Ruggero Deodato ? Marguerite Duras !...


Isabelle porte la cape de Brigitte Lahaie relookée par Jean Rollin dans Fascination (1979) et Nathalie pousse le landau de Mia Farrow dans Rosemary’s Baby (1968). « Tout d’harmonise » affirme Stephen King dans 22/11/63, uchronie sur JKF, et Nathalie Granger s’avère en effet, à sa manière austère, un film fantastique, un film de fantômes, un film de Marguerite Duras, donc.

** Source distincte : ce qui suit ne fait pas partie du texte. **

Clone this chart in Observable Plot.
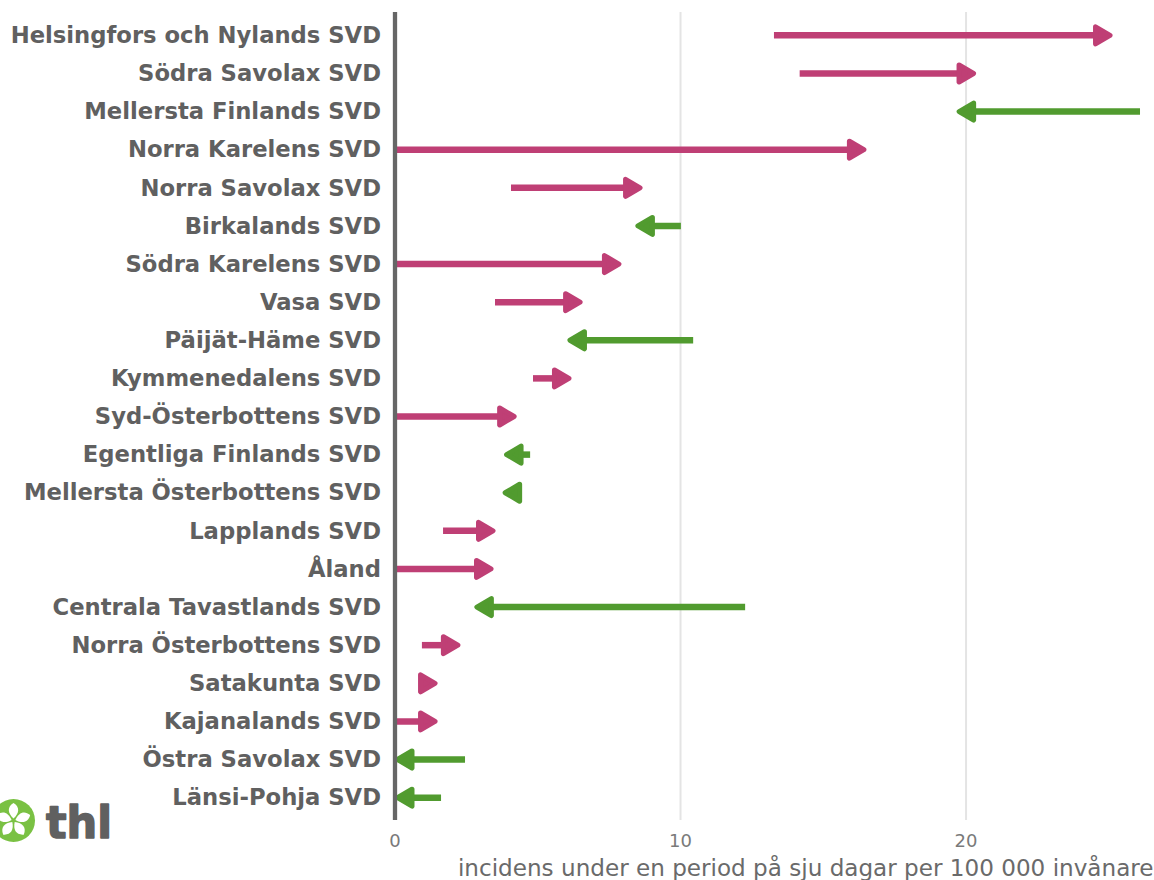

Avant de pénétrer pour l’éternité, infernale, tropicale, coloniale, la villa de India Song (1975), nous voilà dans une sorte de gentilhommière à proximité de Paris, de Dreux, d’une forêt où se planquent deux tueurs mineurs, rebelles sans raison, enfants sanglants, informe la radio en direct. En vérité, le « temps réel », au cinéma et au-delà, n’existe pas, s’accompagne toujours d’impureté : le présent s’enlace au passé, au futur, comme les gènes autour d’une hélice d’ADN. Le prologue, à l’école, remontrances de la directrice à propos de l’extrême violence de la gosse, ouvre l’ouvrage mais, au lieu de se situer en amont du récit, il pourrait intervenir en aval, plus tard, par exemple quand Isabelle et son amie sortent pour la revoir, lui transmettre l’idée d’un placement en pension, elle fonctionne à la façon d’une « scène primitive » délestée de connotation sexuelle, bien qu’originelle et intemporelle, elle réapparaît à l’instar d’un trauma ou d’un leitmotiv, à l’unisson des gammes au piano entendues en permanence, depuis le néant liminaire, privées de source, de référence, d’apparence, finalement remarquées, interrogées, par le vrai-faux voyageur de commerce de machines à laver Vedette. Quant au générique, il propose un kaléidoscope d’images-moments aperçus ensuite, a contrario des adieux conçus en best of (cf. le final de Sunshine) ou en making-of (doloriste selon Jackie Chan). 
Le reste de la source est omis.